Efficiently analyzing large volumes of information, as found in streaming data and big data applications, requires accurate cardinality estimates. This invention is capable of more accurately estimating cardinalities while using little memory and compute, as a result, speeding up query evaluation by as much as 50%.
·Integration into a query optimizer by database company
·Realtime analysis of financial data for risk exposure and detection of financial crimes
·Oil and gas companies analyzing large volumes of geological data
·Social media companies analyzing user and advertiser interactions
·Industrial applications to analyze sensors throughout a manufacturing process
·Faster, more memory efficient, and more accurate cardinality estimation of queries that enables better query optimization and faster evaluation
·The invention requires only a single pass over the data, making it applicable to streaming data
Large databases and big data applications are important components of modern digital systems. In order to efficiently evaluate queries with the increasing scale of data, it is critical for query optimizers to determine an appropriate join order.
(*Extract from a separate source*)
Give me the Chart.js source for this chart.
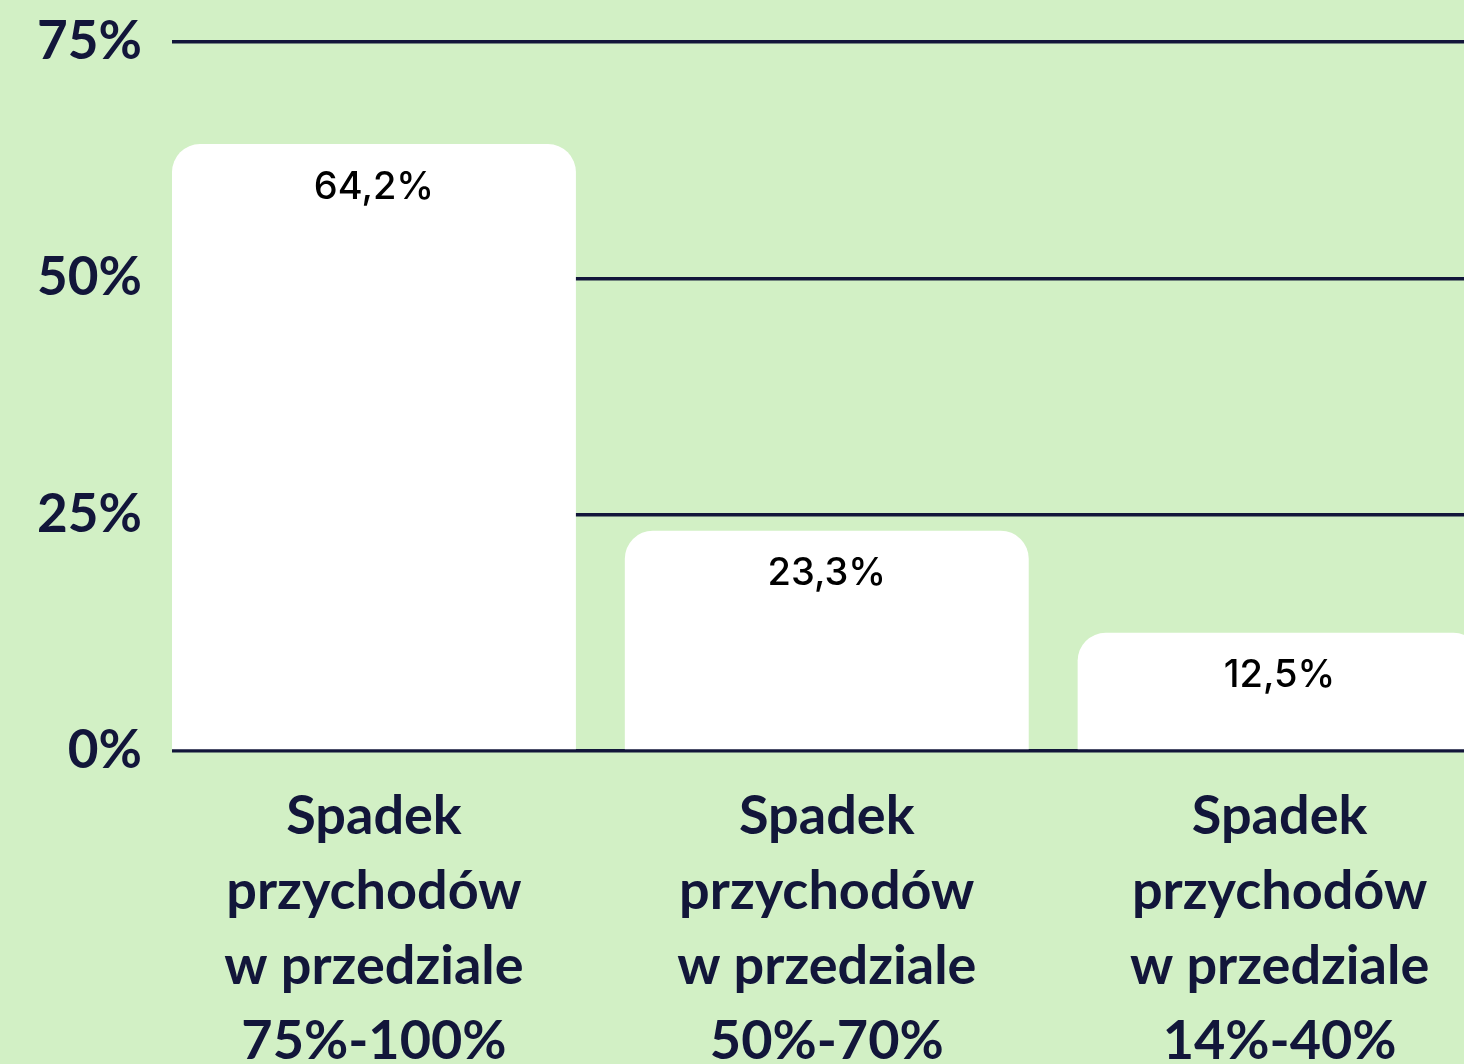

At their core, query optimizers rely on cardinality estimates to make their decisions. This invention enables efficient estimation of cardinalities using little memory, by generating small sketches of the data. The sketches are created in a single pass over the data, in arbitrary order, enabling applications to streaming data. Streaming data naturally arises in many big data applications, including network traffic monitoring, recommendation systems, natural language processing, financial systems, and widespread deployment of industrial sensors. The invention can estimate the cardinality of arbitrary multi-join queries, which allows for better optimization of complex data analysis from multiple sources.Also it is orders of magnitude faster than other cardinality estimators, and more accurate, resulting in as much as 50% faster evaluation of queries.Using this invention can reduce the amount of computing power and memory needed to perform complex analysis of large real-time data sets.
Working implementation tested on real data sets and evaluated in PostgreSQL. No end-to-end integration with existing data management systems.
Patent Pending